An Oxygen sensor is a chemical generator. It is constantly making
a comparison between the Oxygen inside the exhaust manifold and air
outside the engine. If this comparison shows little or no
Oxygen in the exhaust manifold, a voltage is generated. The
output of the sensor is usually between 0 and 1.1 volts. All
spark combustion engines need the proper air fuel ratio to
operate correctly. For gasoline this is 14.7 parts of air to one
part of fuel. When the engine has more fuel than needed, all
available Oxygen is consumed in the cylinder and gasses leaving
through the exhaust contain almost no Oxygen. This sends out a
voltage greater than 0.45 volts. If the engine is running lean,
all fuel is burned, and the extra Oxygen leaves the cylinder and
flows into the exhaust. In this case, the sensor voltage goes
lower than 0.45 volts. Usually the output range seen seen is
0.2 to 0.7 volts.

The sensor does not begin to generate it's full output until it
reaches about 600 degrees F. Prior to this time the sensor is
not conductive. It is as if the circuit between the sensor and
computer is not complete. The mid point is about 0.45 volts.
This is neither rich nor lean. A fully warm O2 sensor *will not
spend any time at 0.45 volts*. In many cars, the computer sends
out a bias voltage of 0.45 through the O2 sensor wire. If the
sensor is not warm, or if the circuit is not complete, the computer
picks up a steady 0.45 volts. Since the computer knows this is
an "illegal" value, it judges the sensor to not be ready. It
remains in open loop operation, and uses all sensors except the
O2 to determine fuel delivery. Any time an engine is operated
in open loop, it runs somewhat rich and makes more exhaust
emissions. This translates into lost power, poor fuel economy
and air pollution.

The O2 sensor is constantly in a state of transition between high
and low voltage. Manfucturers call this crossing of the 0.45
volt mark O2 cross counts. The higher the number of O2 cross
counts, the better the sensor and other parts of the computer
control system are working. It is important to remember that the
O2 sensor is comparing the amount of Oxygen inside and outside
the engine. If the outside of the sensor should become blocked,
or coated with oil, sound insulation, undercoating or antifreeze,
(among other things), this comparison is not possible.

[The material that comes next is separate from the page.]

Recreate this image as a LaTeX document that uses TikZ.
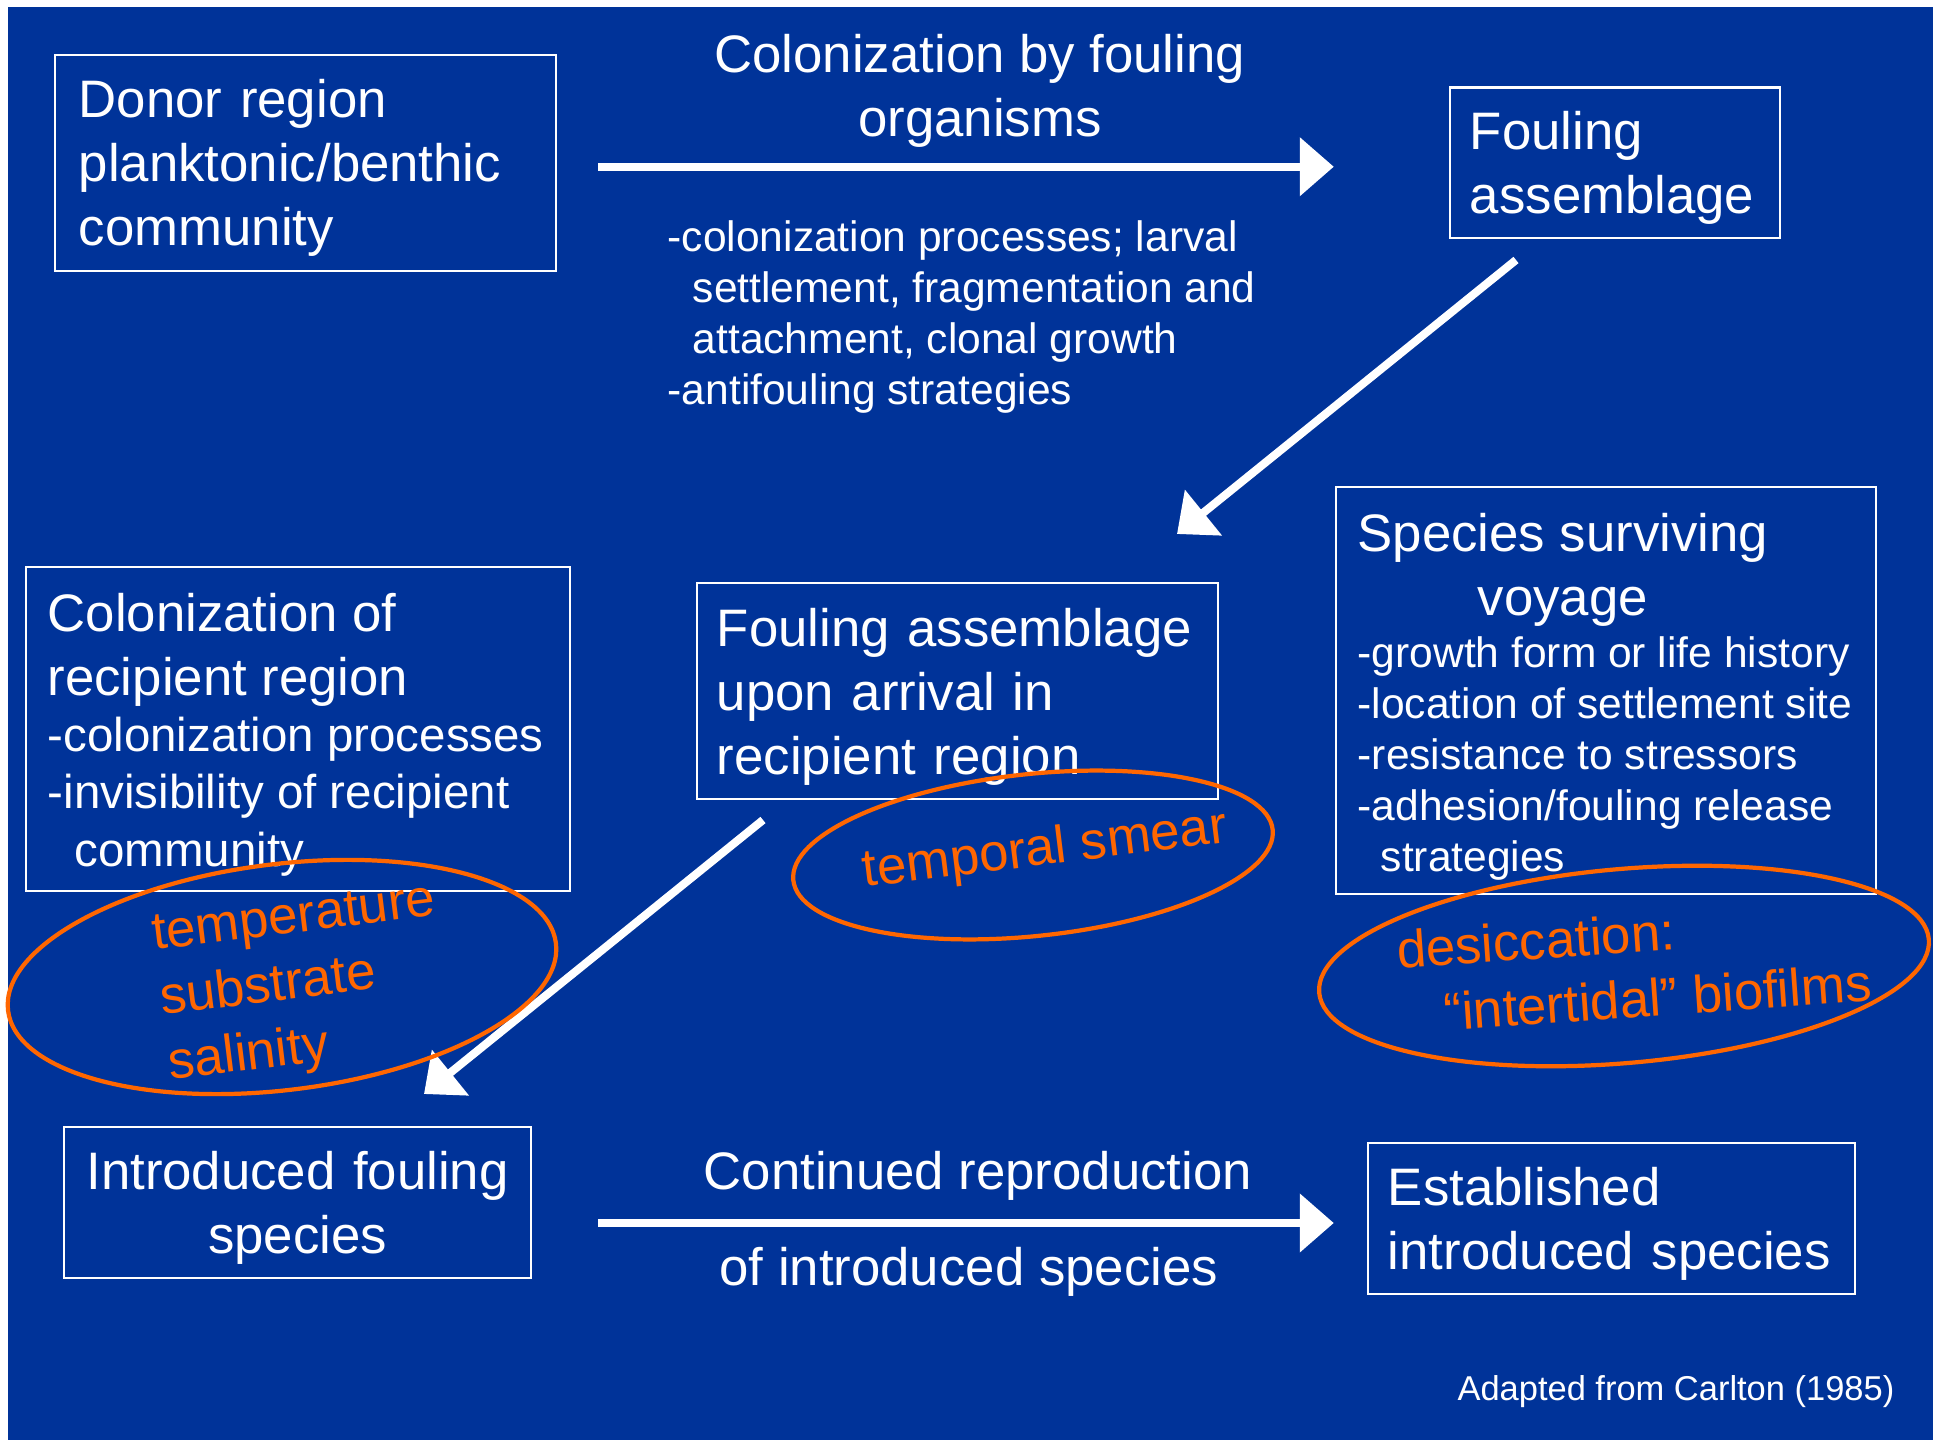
\documentclass[tikz,border=0pt]{standalone}
\usepackage{fontspec}
\setmainfont{Liberation Sans}
\usetikzlibrary{arrows.meta}

\definecolor{slideblue}{RGB}{0,51,153}
\definecolor{penorange}{RGB}{255,102,0}
\newcommand{\headsize}{\fontsize{15}{18.2}\selectfont}
\newcommand{\listsize}{\fontsize{12.1}{14.5}\selectfont}
\newcommand{\midsize}{\fontsize{13.5}{16.4}\selectfont}
\newcommand{\notesize}{\fontsize{15}{18.6}\selectfont}

\begin{document}
\begin{tikzpicture}[x=0.01cm, y=-0.01cm, >={Triangle[length=0.34cm, width=0.57cm]}]
        \tikzset{%
         region/.style={
            draw=white,
            line width=0.6pt,
            text=white,
            inner xsep=0.2cm,
            inner ysep=0pt,
            align=left,
            text depth=18.2pt,
            font=\headsize},
        boxtext/.style={text=white, inner sep=0pt, align=left, anchor=north west},
        flow/.style={->, draw=white, line width=2.3pt},
        ring/.style={draw=penorange, line width=1.2pt},
        note/.style={text=penorange, font=\notesize, inner sep=0pt, align=left},
        caption/.style={text=white, font=\headsize, inner sep=0pt, align=center},
        }

        \useasboundingbox (0,0) rectangle (1933,1440);
        \fill[white] (0,0) rectangle (1933,1440);
        \fill[slideblue] (8,7) rectangle (1933,1440);

        \node [region, minimum width=5.005cm, minimum height=2.155cm, inner xsep=0.235cm, text width=4.535cm, text depth=36.4pt] (donor) at (305.75,162.75)
            {Donor region\\planktonic/benthic\\community};
        \node [region, minimum width=3.3cm, minimum height=1.505cm, text width=2.9cm] (fouling) at (1615,162.75)
            {Fouling\\assemblage};
        \node [region, minimum width=5.21cm, minimum height=2.16cm, text width=4.81cm, text depth=36.4pt] (arrival) at (957.5,691)
            {Fouling assemblage\\upon arrival in\\recipient region};
        \node [region, minimum width=4.67cm, minimum height=1.51cm, text width=4.27cm, align=center] (introduced) at (297.5,1202.5)
            {Introduced fouling\\species};
        \node [region, minimum width=4.87cm, minimum height=1.51cm, text width=4.47cm] (established) at (1611.5,1218.5)
            {Established\\introduced species};

        \node [region, minimum width=5.4cm, minimum height=4.07cm] (surviving) at (1606,690.5) {};
        \node [boxtext, font=\headsize] (surviving-head) at (1357,512.5)
            {Species surviving\\\hspace*{1.2cm}voyage};
        \node [boxtext, font=\listsize] (surviving-list) at (1357,636)
            {-growth form or life history\\-location of settlement site\\-resistance to stressors\\-adhesion/fouling release\\\hspace*{0.23cm}strategies};

        \node [region, minimum width=5.44cm, minimum height=3.24cm] (recipient) at (298,729) {};
        \node [boxtext, font=\headsize] (recipient-head) at (47,592.5)
            {Colonization of\\recipient region};
        \node [boxtext, font=\midsize] (recipient-list) at (47,716)
            {-colonization processes\\-invisibility of recipient\\\hspace*{0.27cm}community};

        \path ([yshift=-0.045cm]established.west) coordinate (repro-end);
        \draw [flow, shorten <=0.41cm, shorten >=1.15cm] ([yshift=-0.04cm]donor.east) -- ([yshift=-0.04cm]fouling.west)
            node [caption, above=0.155cm, pos=0.474] (colonization) {Colonization by fouling\\organisms};
        \draw [flow, shorten <=0.66cm, shorten >=0.33cm] (introduced.east |- repro-end) -- (repro-end)
            node [caption, above=0.185cm, pos=0.534] (reproduction) {Continued reproduction}
            node [caption, below=0.205cm, pos=0.523] (offspring) {of introduced species};

        \node [boxtext, font=\listsize] (processes) at (667,220)
            {-colonization processes; larval\\\hspace*{0.25cm}settlement, fragmentation and\\\hspace*{0.25cm}attachment, clonal growth\\-antifouling strategies};

        \coordinate (voyage-from) at (1516,260);
        \coordinate (voyage-to) at (1177,534);
        \coordinate (settle-from) at (763,820);
        \coordinate (settle-to) at (424,1094);
        \foreach \s in {voyage,settle}
            \draw [flow] (\s-from) -- (\s-to);

        \foreach \cx/\cy/\rx/\ry/\a in {282/977/276/113/7, 1033/855/241/81/6, 1624/966/306/97/5}
            \draw [ring, rotate around={\a:(\cx,\cy)}] (\cx,\cy) ellipse [x radius=\rx, y radius=\ry];

        \node [note, rotate=7] (conditions) at (302,986) {temperature\\substrate\\salinity};
        \node [note, rotate=7] (smear) at (1045,851) {temporal smear};
        \node [note, rotate=4] (drying) at (1634,966) {desiccation:\\\hspace*{0.43cm}“intertidal” biofilms};

        \node [anchor=base east, text=white, font=\fontsize{9.8}{12}\selectfont, inner sep=0pt] (credit) at (1895,1400)
            {Adapted from Carlton (1985)};
    \end{tikzpicture}
\end{document}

Oxidizing aluminum, as with most metals is not the challenge. The challenge is reducing those metals (i.e. removing oxygen) in an economical fashion. Under the right conditions most metals will react with water to take up its oxygen and produce hydrogen. The hydrogen can then theoretically be used in a fuel cell. But then what do you do with the metal that has been oxidized. Well, you have to reduce it or remove its oxygen to make it reactive again. That takes energy. Oftentimes, the life cycle for the oxidation-recycling-reduction of metals to produce hydrogen for energy production is impractical.